**Goal**: Extract the records below word for word and ignore the images.
— BEGIN Listed records —
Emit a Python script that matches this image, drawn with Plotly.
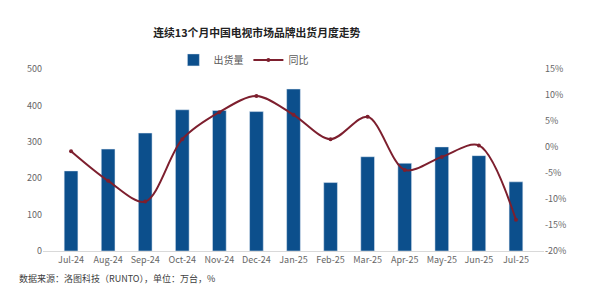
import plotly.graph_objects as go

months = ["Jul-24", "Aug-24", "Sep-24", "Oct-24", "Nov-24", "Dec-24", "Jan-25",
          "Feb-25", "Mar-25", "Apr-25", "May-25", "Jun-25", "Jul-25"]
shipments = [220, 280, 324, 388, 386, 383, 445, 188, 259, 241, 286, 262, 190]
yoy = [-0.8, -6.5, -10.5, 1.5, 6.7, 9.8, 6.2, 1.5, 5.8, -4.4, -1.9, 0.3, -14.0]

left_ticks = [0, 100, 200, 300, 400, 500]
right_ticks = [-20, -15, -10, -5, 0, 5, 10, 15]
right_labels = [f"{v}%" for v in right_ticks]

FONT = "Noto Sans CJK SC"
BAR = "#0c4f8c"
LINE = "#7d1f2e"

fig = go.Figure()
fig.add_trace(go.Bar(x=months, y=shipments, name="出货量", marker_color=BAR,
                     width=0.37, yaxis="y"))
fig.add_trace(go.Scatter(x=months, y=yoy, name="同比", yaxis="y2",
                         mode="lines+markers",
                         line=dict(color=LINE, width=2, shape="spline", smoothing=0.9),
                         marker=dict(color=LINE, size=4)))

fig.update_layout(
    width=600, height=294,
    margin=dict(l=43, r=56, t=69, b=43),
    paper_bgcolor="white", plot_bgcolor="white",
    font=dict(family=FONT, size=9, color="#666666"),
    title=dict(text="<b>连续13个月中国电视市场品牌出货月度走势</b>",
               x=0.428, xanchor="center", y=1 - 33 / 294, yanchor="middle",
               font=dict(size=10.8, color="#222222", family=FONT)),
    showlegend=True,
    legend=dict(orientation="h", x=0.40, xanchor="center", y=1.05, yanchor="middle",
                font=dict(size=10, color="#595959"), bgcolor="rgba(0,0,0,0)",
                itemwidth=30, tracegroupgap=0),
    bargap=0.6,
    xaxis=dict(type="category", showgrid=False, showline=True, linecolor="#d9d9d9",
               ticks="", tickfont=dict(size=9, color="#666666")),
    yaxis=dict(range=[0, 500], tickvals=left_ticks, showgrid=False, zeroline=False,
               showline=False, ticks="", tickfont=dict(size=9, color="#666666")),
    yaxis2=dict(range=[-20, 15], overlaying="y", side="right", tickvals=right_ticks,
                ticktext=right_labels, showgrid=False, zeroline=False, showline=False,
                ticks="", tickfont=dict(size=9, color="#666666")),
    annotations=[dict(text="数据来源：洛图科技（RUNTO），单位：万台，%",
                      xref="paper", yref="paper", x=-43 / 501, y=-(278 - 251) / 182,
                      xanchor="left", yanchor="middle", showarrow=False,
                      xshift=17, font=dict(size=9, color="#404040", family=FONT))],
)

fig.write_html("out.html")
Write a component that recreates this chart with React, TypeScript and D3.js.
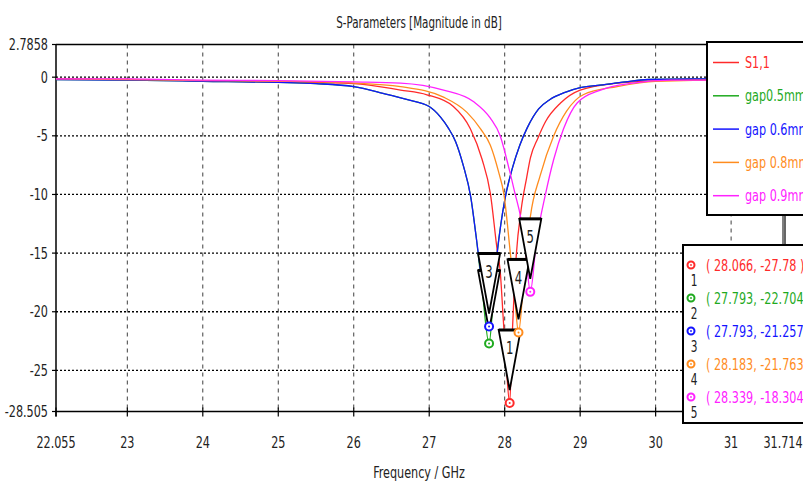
— END Listed records —
**Result**:
Emit a Python script that matches this image, drawn with Plotly.
import plotly.graph_objects as go

months = ["Jul-24", "Aug-24", "Sep-24", "Oct-24", "Nov-24", "Dec-24", "Jan-25",
          "Feb-25", "Mar-25", "Apr-25", "May-25", "Jun-25", "Jul-25"]
shipments = [220, 280, 324, 388, 386, 383, 445, 188, 259, 241, 286, 262, 190]
yoy = [-0.8, -6.5, -10.5, 1.5, 6.7, 9.8, 6.2, 1.5, 5.8, -4.4, -1.9, 0.3, -14.0]

left_ticks = [0, 100, 200, 300, 400, 500]
right_ticks = [-20, -15, -10, -5, 0, 5, 10, 15]
right_labels = [f"{v}%" for v in right_ticks]

FONT = "Noto Sans CJK SC"
BAR = "#0c4f8c"
LINE = "#7d1f2e"

fig = go.Figure()
fig.add_trace(go.Bar(x=months, y=shipments, name="出货量", marker_color=BAR,
                     width=0.37, yaxis="y"))
fig.add_trace(go.Scatter(x=months, y=yoy, name="同比", yaxis="y2",
                         mode="lines+markers",
                         line=dict(color=LINE, width=2, shape="spline", smoothing=0.9),
                         marker=dict(color=LINE, size=4)))

fig.update_layout(
    width=600, height=294,
    margin=dict(l=43, r=56, t=69, b=43),
    paper_bgcolor="white", plot_bgcolor="white",
    font=dict(family=FONT, size=9, color="#666666"),
    title=dict(text="<b>连续13个月中国电视市场品牌出货月度走势</b>",
               x=0.428, xanchor="center", y=1 - 33 / 294, yanchor="middle",
               font=dict(size=10.8, color="#222222", family=FONT)),
    showlegend=True,
    legend=dict(orientation="h", x=0.40, xanchor="center", y=1.05, yanchor="middle",
                font=dict(size=10, color="#595959"), bgcolor="rgba(0,0,0,0)",
                itemwidth=30, tracegroupgap=0),
    bargap=0.6,
    xaxis=dict(type="category", showgrid=False, showline=True, linecolor="#d9d9d9",
               ticks="", tickfont=dict(size=9, color="#666666")),
    yaxis=dict(range=[0, 500], tickvals=left_ticks, showgrid=False, zeroline=False,
               showline=False, ticks="", tickfont=dict(size=9, color="#666666")),
    yaxis2=dict(range=[-20, 15], overlaying="y", side="right", tickvals=right_ticks,
                ticktext=right_labels, showgrid=False, zeroline=False, showline=False,
                ticks="", tickfont=dict(size=9, color="#666666")),
    annotations=[dict(text="数据来源：洛图科技（RUNTO），单位：万台，%",
                      xref="paper", yref="paper", x=-43 / 501, y=-(278 - 251) / 182,
                      xanchor="left", yanchor="middle", showarrow=False,
                      xshift=17, font=dict(size=9, color="#404040", family=FONT))],
)

fig.write_html("out.html")
Write a component that recreates this chart with React, TypeScript and D3.js.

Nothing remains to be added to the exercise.